R (Kilby) v Basildon District Council [2006] EWHC 1892 (Admin)

McCombe J: 26 July 2006


A local authority could not fetter its statutory power to vary a secure tenancy agreement: any variation had to be in accordance with the procedures set out in the Housing Act 1985.

McCombe J so held in the Queens Bench Division when refusing the application for judicial review by the claimant, Mr Maurice Kilby, of the decision of the defendant, Basildon District Council, to vary the terms of its secure tenancy agreement with Mr Kilby. Clause 11 of the agreement provided that the terms of the agreement could only be varied if a majority of the tenants’ representatives agreed to this at a special meeting where at least 25% of the tenants’ representatives were present. The local authority proposed unilaterally to remove this clause from the tenancy agreement on the grounds that it was ultra vires and therefore void since it was an unlawful fetter on its ability to vary a secure tenancy which it could only do in accordance with ss 102 and 103 of the Housing Act 1985.

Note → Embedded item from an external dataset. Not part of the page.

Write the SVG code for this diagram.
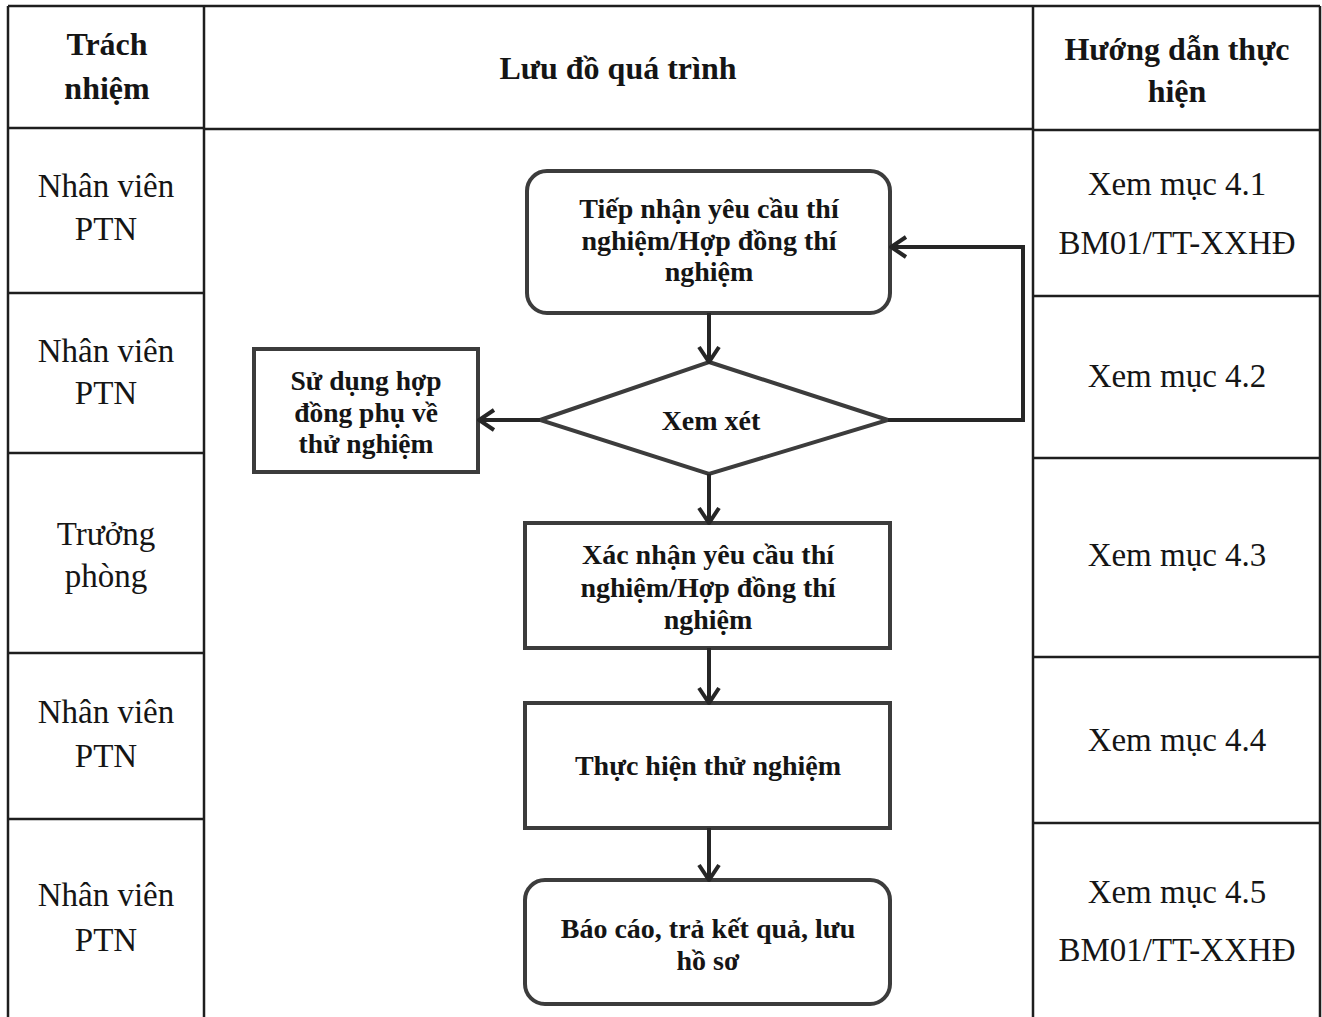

McCOMBE J said that a secure tenancy could be varied in three ways and “not otherwise” under ss 102 and 103 of the Housing Act 1985. First, by agreement between the landlord and the tenant; second, to the extent the variation related to rent or payments in respect of rates, council tax or services, by the landlord or the tenant in accordance with a provision in the lease or agreement creating the tenancy or in an agreement varying it; and third, in accordance with s 103, namely in the case of periodic tenancies, by notice served by the landlord on the tenant. The purpose of the powers conferred in ss 102 and 103 were to aid the council in its statutory function to provide housing in its borough and to manage its housing stock accordingly. It discharged that function in part by the grant of secure tenancies with the important corollary power to vary the terms of such tenancies in the circumstances provided for by the 1985 Act. Clause 11 of Mr Kilby’s tenancy agreement provided new machinery for variation of any terms of the tenancy and this was different from the provisions for variation set out in ss 102 and 103. On its face the agreement required all variations to go through the new procedure, even a proposed variation of clause 11 itself. This offended against s 102(1) which provided for the variation of tenancy agreements in the three ways specified and “not otherwise”. Clause 11 was therefore an unlawful fetter of the statutory power of variation in the 1985 Act and was therefore void. Since the clause was void from the outset it could not give rise to a legitimate expectation on the part of the tenant that the limitation would be complied with by the authority.



Appearances: Nigel Giffin QC and Liz Davies (Sternberg Reed Taylor & Gill, Barking) for the claimant; Andrew Arden QC and Andrew Dymond (Lorraine Browne, Basildon) for the defendant.


Reported by: Jessica Giles, solicitor.